Pour le dire autrement, si Ferrari vendait demain beaucoup plus de ses bolides à plusieurs centaines de milliers de dollars l’unité au point de rafler 60% du CA du secteur automobile, cela ne placerait toujours pas le constructeur en situation dominante et encore moins en situation de monopole. Sans doute conscient des limites de sa propre comparaison, le DoJ explique que si l’iPhone et l’App Store rapportent autant à Apple, c’est justement à cause d’une politique commerciale douteuse, dont la fameuse taxe Apple (que pratique pourtant aussi Google et tous les tenanciers de boutiques applicatives). Cela ne déplace pas vraiment la problématique :  le DoJ peut certes parvenir à démontrer que certaines de ces pratiques sont effectivement litigieuses, mais il sera en revanche bien plus difficile de démontrer qu’elles sont avant tout litigieuses parce qu’Apple serait hypothétiquement en situation de position dominante voire monopolistique : si un développeur n’est pas content de la taxe Apple et des règles de l’App Store, il peut toujours proposer son application sur Android, qui pour rappel est le système mobile réellement dominant sur le marché, y compris aux Etats-Unis.

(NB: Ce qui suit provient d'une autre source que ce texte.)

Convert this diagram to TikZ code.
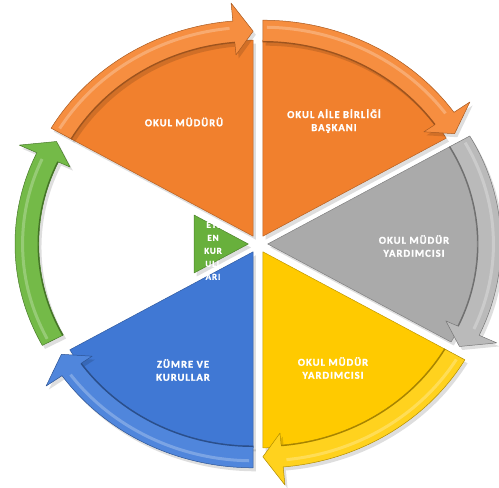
\documentclass[tikz,border=0pt]{standalone}
\usepackage{fontspec}
\newfontfamily\lbl[LetterSpace=10,BoldFeatures={FakeBold=1.6}]{Carlito}
\definecolor{orgA}{RGB}{241,128,45}
\definecolor{orgL}{RGB}{246,142,64}
\definecolor{gryA}{RGB}{170,170,170}
\definecolor{gryL}{RGB}{186,186,186}
\definecolor{ylwA}{RGB}{255,202,0}
\definecolor{ylwL}{RGB}{255,210,30}
\definecolor{bluA}{RGB}{64,120,212}
\definecolor{bluL}{RGB}{80,134,220}
\definecolor{grnA}{RGB}{104,176,60}
\definecolor{grnL}{RGB}{116,186,72}
\newcommand\wedgebody[5]{%
 \begin{scope}[shift={(#1:9)}]
  \fill[black,opacity=0.13,shift={(2.5,-3.5)}] (0,0) -- (#2:#4) arc[start angle=#2,end angle=#3,radius=#4] -- cycle;
  \filldraw[fill=#5A,draw=#5A!75!black,line width=0.5,line join=round] (0,0) -- (#2:#4) arc[start angle=#2,end angle=#3,radius=#4] -- cycle;
 \end{scope}}
\newcommand\bandarrow[4]{%
 \begin{scope}[shift={(#1:9)}]
  \fill[black,opacity=0.13,shift={(2.5,-3.5)}] (#3:194) -- (#3:216) arc[start angle=#3,end angle=#2+5,radius=216] -- (#2+5:234) -- (#2:205) -- (#2+5:182) -- (#2+5:194) arc[start angle=#2+5,end angle=#3,radius=194] -- cycle;
  \filldraw[fill=#4L,draw=#4A!70!black,line width=0.5,line join=round] (#3:194) -- (#3:216) arc[start angle=#3,end angle=#2+5,radius=216] -- (#2+5:234) -- (#2:205) -- (#2+5:182) -- (#2+5:194) arc[start angle=#2+5,end angle=#3,radius=194] -- cycle;
  \draw[#4A!65!black,line width=1.2] (#2+5:194.6) arc[start angle=#2+5,end angle=#3,radius=194.6];
  \draw[white,opacity=0.25,line width=3] (#3-1:209) arc[start angle=#3-1,end angle=#2+6,radius=209];
 \end{scope}}
\tikzset{lab/.style={text=white,align=center,font=\lbl\bfseries\fontsize{10.5}{13}\selectfont}}
\begin{document}
\begin{tikzpicture}[x=1pt,y=1pt]
\useasboundingbox (0,0) rectangle (499,488);
\begin{scope}[shift={(258,244)},xscale=1.08]
 \wedgebody{120}{90}{150}{196}{org}
 \wedgebody{60}{30}{90}{196}{org}
 \wedgebody{0}{-30}{30}{196}{gry}
 \wedgebody{-60}{-90}{-30}{196}{ylw}
 \wedgebody{-120}{-150}{-90}{196}{blu}
 \begin{scope}[shift={(180:9)}]
  \fill[black,opacity=0.13,shift={(2.5,-3.5)}] (0,0) -- (150:58) -- (210:58) -- cycle;
  \filldraw[fill=grnA,draw=grnA!75!black,line width=0.5,line join=round] (0,0) -- (150:58) -- (210:58) -- cycle;
 \end{scope}
 \bandarrow{120}{90}{150}{org}
 \bandarrow{60}{30}{90}{org}
 \bandarrow{0}{-30}{30}{gry}
 \bandarrow{-60}{-90}{-30}{ylw}
 \bandarrow{-120}{-150}{-90}{blu}
 \bandarrow{180}{150}{208}{grn}
\end{scope}
\node[lab] (m1) at (184,366) {OKUL MÜDÜRÜ};
\node[lab] (m2) at (334,367) {OKUL AİLE BİRLİĞİ\\BAŞKANI};
\node[lab] (m3) at (414,242) {OKUL MÜDÜR\\YARDIMCISI};
\node[lab] (m4) at (333,120) {OKUL MÜDÜR\\YARDIMCISI};
\node[lab] (m5) at (183,118) {ZÜMRE VE\\KURULLAR};
\node[lab,font=\lbl\bfseries\fontsize{9}{13}\selectfont] (m6) at (213,238) {ETİ\\EN\\KUR\\ULL\\ARI};
\end{tikzpicture}
\end{document}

L’accusation de monopole n’est pas la seule « pique » du DoJ qui fasse tiquer les journalistes et les spécialistes juridiques américains. Le DoJ accuse aussi Apple d’avoir indûment causé la perte de nombreux fabricants mobiles, d’avoir des pratiques anticoncurrentielles avec CarPlay,  ou bien encore de freiner l’innovation sur les messageries concurrentes en limitant les SMS à Messages (les SMS, ce sommet d’innovation pour les messageries, mode ironie « on »).